Periodic Reporting for period 3 - ONCOFUM (Integrating the tissue-specificity and chronology of hereditary renal cancer predisposition)
Período documentado: 2022-04-01 hasta 2023-09-30
• Using publicly available microarray data from Fh1-KO murine kidneys a significant enrichment in the ISR and ISR-associated TFs was also found. GSEA analysis of RNAseq data from human FH-KO renal tubular cells generated by CRISPR-Cas9 gene editing technology also identified a significant increase in the ISR in FH-KO cells. To determine relevance of this pathway to kidney cancer biology, we utilised the cancer genome atlas (TCGA) and gene expression profiling interactive analysis (GEPIA) bioinformatic tool and demonstrated that increased expression of ISR-linked metabolic genes are associated with decreased overall and disease-free survival in papillary renal cell carcinoma (KIRP). This association was specific to type II papillary renal cell carcinoma (KIRP.C2) the molecular subtype associated with both FH loss and NRF2 activation, but not type I papillary renal cell carcinoma (KIRP.C1). This suggests that this pathway may be important for tumorigenesis.

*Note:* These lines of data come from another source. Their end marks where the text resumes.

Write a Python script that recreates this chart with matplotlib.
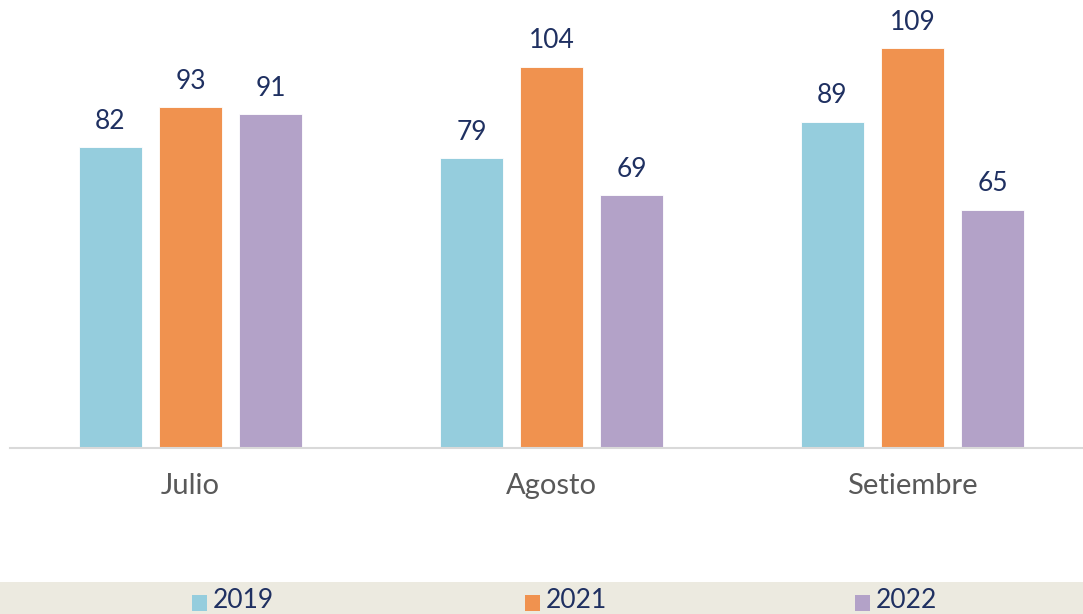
import matplotlib
matplotlib.use("Agg")
import matplotlib.pyplot as plt
import matplotlib.patches as mpatches
import numpy as np

months = ["Julio", "Agosto", "Setiembre"]
years = ["2019", "2021", "2022"]
values_2019 = [82, 79, 89]
values_2021 = [93, 104, 109]
values_2022 = [91, 69, 65]
colours = ["#95CDDD", "#F0924F", "#B3A2C8"]

LABEL_C = "#1F3061"
TICK_C = "#595959"
FONT = "Lato"

W, H = 1083, 614
fig = plt.figure(figsize=(W / 100, H / 100), dpi=100)
fig.patch.set_facecolor("white")

# axes: baseline at y=448px, 3.67 px/unit
ax = fig.add_axes([10 / W, (H - 448) / H, 1083 / W, 440 / H])
ax.set_xlim(-0.5, 2.5)
ax.set_ylim(0, 120)

x = np.arange(len(months))
step = 80 / 361
width = 63 / 361
series = [values_2019, values_2021, values_2022]
for i, (vals, col) in enumerate(zip(series, colours)):
    pos = x + (i - 1) * step
    bars = ax.bar(pos, vals, width=width, color=col, edgecolor="white", linewidth=0.6)
    for b, v in zip(bars, vals):
        ax.text(b.get_x() + b.get_width() / 2, v + 3.6, str(v), ha="center", va="bottom",
                fontsize=19, color=LABEL_C, family=FONT)

for s in ["top", "right", "left"]:
    ax.spines[s].set_visible(False)
ax.spines["bottom"].set_color("#D9D9D9")
ax.spines["bottom"].set_linewidth(1.5)
ax.set_yticks([])
ax.set_xticks(x)
ax.set_xticklabels(months, fontsize=21, color=TICK_C, family=FONT)
ax.tick_params(axis="x", length=0, pad=18)

# legend band at the bottom
fig.patches.append(mpatches.Rectangle((0, 0), 1, (H - 582) / H, transform=fig.transFigure,
                                      facecolor="#ECEAE0", edgecolor="none", zorder=0))
box_x = [192, 525, 855]
for bx, yr, col in zip(box_x, years, colours):
    fig.patches.append(mpatches.Rectangle((bx / W, (H - 611) / H), 15 / W, 16 / H,
                                          transform=fig.transFigure, facecolor=col,
                                          edgecolor="none", zorder=1))
    fig.text((bx + 21) / W, (H - 601) / H, yr, ha="left", va="center", fontsize=19,
             color=LABEL_C, family=FONT)

fig.savefig("out.png", dpi=100)
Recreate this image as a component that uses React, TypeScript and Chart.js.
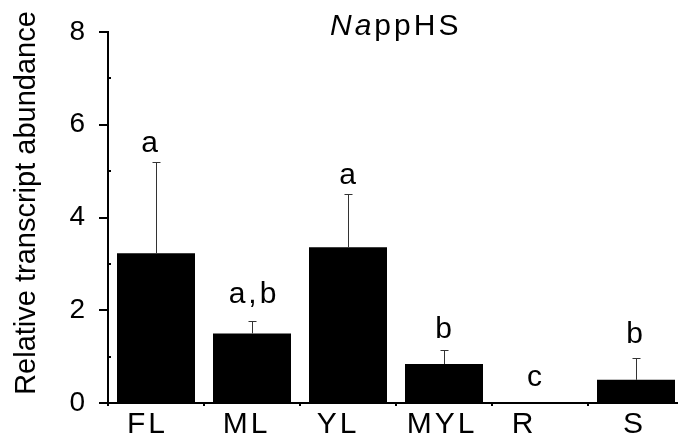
import React, { useEffect, useRef } from "react";
import { Chart, registerables } from "chart.js";

Chart.register(...registerables);

const categories = ["FL", "ML", "YL", "MYL", "R", "S"];
const means = [3.23, 1.5, 3.36, 0.84, 0.02, 0.5];
const upperError: (number | null)[] = [5.2, 1.77, 4.5, 1.14, null, 0.98];
const letters = ["a", "a,b", "a", "b", "c", "b"];
const letterValue = [5.41, 2.16, 4.73, 1.4, 0.37, 1.29];
const yTicks = [0, 2, 4, 6, 8];
const yMinorTicks = [1, 3, 5, 7];

// styling nudges (px) for hand-placed text in the original figure
const letterNudge = [-5, 2, 1, 1, -4, 0];
const labelNudge = [-8.5, -5.5, -10, -2, -16, -1.5];

const FONT = "'Liberation Sans', Arial, Helvetica, sans-serif";

const overlay = {
  id: "overlay",
  afterDatasetsDraw(chart: any) {
    const ctx: CanvasRenderingContext2D = chart.ctx;
    const xs = chart.scales.x;
    const ys = chart.scales.y;
    ctx.save();
    // error bars
    ctx.strokeStyle = "#333";
    ctx.lineWidth = 1;
    upperError.forEach((u, i) => {
      if (u == null) return;
      const x = Math.round(xs.getPixelForValue(i)) + 0.5;
      const y0 = ys.getPixelForValue(means[i]);
      const y1 = Math.round(ys.getPixelForValue(u)) + 0.5;
      ctx.beginPath();
      ctx.moveTo(x, y0);
      ctx.lineTo(x, y1);
      ctx.moveTo(x - 4, y1);
      ctx.lineTo(x + 4, y1);
      ctx.stroke();
    });
    // minor ticks
    ctx.strokeStyle = "#000";
    ctx.lineWidth = 2;
    yMinorTicks.forEach((v) => {
      const y = Math.round(ys.getPixelForValue(v));
      ctx.beginPath();
      ctx.moveTo(chart.chartArea.left, y);
      ctx.lineTo(chart.chartArea.left + 3, y);
      ctx.stroke();
    });
    ctx.fillStyle = "#000";
    const anyCtx = ctx as any;
    const hasLS = "letterSpacing" in anyCtx;
    // significance letters
    ctx.font = `30px ${FONT}`;
    ctx.textAlign = "center";
    ctx.textBaseline = "alphabetic";
    if (hasLS) anyCtx.letterSpacing = "3px";
    letters.forEach((t, i) => {
      const x = xs.getPixelForValue(i) + letterNudge[i];
      const y = ys.getPixelForValue(letterValue[i]);
      ctx.fillText(t, x, y);
    });
    // category labels
    categories.forEach((c, i) => {
      const x = xs.getPixelForValue(i) + labelNudge[i];
      ctx.fillText(c, x, xs.top + 30);
    });
    // title with italic species prefix
    const titleY = 35;
    ctx.textAlign = "left";
    ctx.font = `italic 30px ${FONT}`;
    let tx = 330;
    ctx.fillText("Na", tx, titleY);
    tx += ctx.measureText("Na").width;
    ctx.font = `30px ${FONT}`;
    ctx.fillText("ppHS", tx, titleY);
    // y axis title
    if (hasLS) anyCtx.letterSpacing = "0px";
    ctx.font = `29px ${FONT}`;
    ctx.textAlign = "center";
    ctx.translate(35, 203);
    ctx.rotate(-Math.PI / 2);
    ctx.fillText("Relative transcript abundance", 0, 0);
    ctx.restore();
  },
};

export default function App() {
  const ref = useRef<HTMLCanvasElement | null>(null);
  useEffect(() => {
    if (!ref.current) return;
    const chart = new Chart(ref.current, {
      type: "bar",
      data: {
        labels: categories,
        datasets: [
          {
            data: means,
            backgroundColor: "#000",
            borderWidth: 0,
            barPercentage: 0.8125,
            categoryPercentage: 1,
          },
        ],
      },
      options: {
        animation: false,
        responsive: true,
        maintainAspectRatio: false,
        layout: { padding: { top: 32, left: 0, right: 0, bottom: 0 } },
        plugins: { legend: { display: false }, tooltip: { enabled: false } },
        scales: {
          x: {
            offset: true,
            grid: {
              display: true,
              drawOnChartArea: false,
              offset: true,
              tickLength: 3,
              color: "#000",
              lineWidth: 2,
            },
            border: { display: true, color: "#000", width: 2 },
            ticks: { display: false },
            afterFit: (s: any) => {
              s.height = 36;
            },
          },
          y: {
            min: 0,
            max: 8,
            afterBuildTicks: (s: any) => {
              s.ticks = yTicks.map((v) => ({ value: v }));
            },
            ticks: {
              stepSize: 2,
              color: "#000",
              padding: 14,
              font: { family: FONT, size: 28 },
            },
            grid: {
              drawOnChartArea: false,
              tickLength: 9,
              color: "#000",
              lineWidth: 2,
            },
            border: { display: true, color: "#000", width: 2 },
            afterFit: (s: any) => {
              s.width = 108;
            },
          },
        },
      },
      plugins: [overlay],
    });
    return () => chart.destroy();
  }, []);
  return (
    <div
      style={{
        position: "fixed",
        left: 0,
        top: 0,
        width: 678,
        height: 439,
        overflow: "hidden",
        background: "#fff",
      }}
    >
      <div style={{ position: "relative", width: 684, height: 439 }}>
        <canvas ref={ref} />
      </div>
    </div>
  );
}
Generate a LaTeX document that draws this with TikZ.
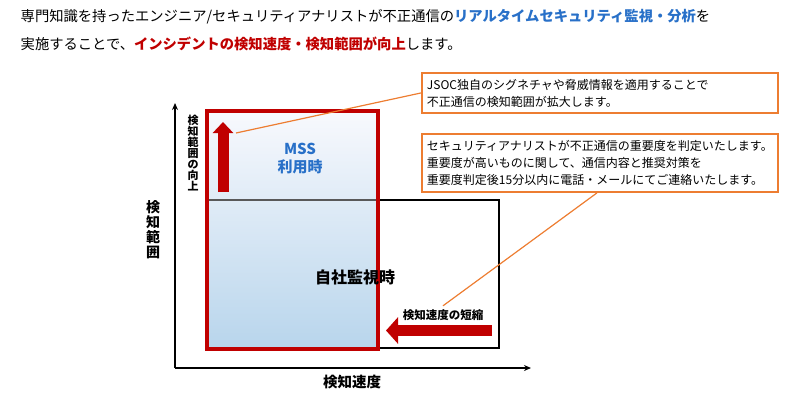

In summary, with this part of the project we discovered that the loss of FH in kidney tubules promotes Atf4 translation and activates the ISR in murine models, both in vitro and in vivo. This same signature is also observed in human FH-KO kidney tubules. Current data suggests engagement of this pathway may be key for metabolic adaptation to the loss of FH enzymatic activity and subsequent mitochondrial dysfunction. This pathway may also play an important role in tissue-specific tumorigenesis in type II papillary renal cell carcinoma.
• In the second part of the programme, we started elucidating the changes in the epigenetic landscape upon fumarate hydratase loss. To this aim, we investigated the changes in chromatin accessibility and subsequent enhancer/promoter activation. We have used Assay for Transposase-Accessible Chromatin using sequencing (ATAC-seq) to profile the open chromatin of the above-described cellular models. Importantly, this approach enabled us to identify accessible promoters as well as enhancers. We have also used H3K27ac chromatin immunoprecipitation with sequencing (ChIP-seq) to assess how active these promoters and enhancers are. We observed a correlation plot of ATAC-seq signal at all accessible regions. Biological replicates cluster with each other. Importantly Fh1fl/fl and Fh1-/- +pFh cluster with each other, and the two KO clones cluster with each other. MA plot showing differentially accessible regions in Fh1-/- CL1 and Fh1-/- CL19 compared to WT. Similar findings were made using H3K27ac ChIP-seq. Normalised footprinting scores across the various classes of regions identified Nrf2, Atf4, Ddit3 in a specific epigenetic cluster that is reversible upon Fh1 reconstitution. These results are consistent with the preliminary results described in the first part of the programme, where we identified the activation of a reversible ATF4-dependent pathway in Fh1-deficient cells. Overall, these results indicate that our approaches are suitable to identify changes in chromatin accessibility and function upon Fh1 loss.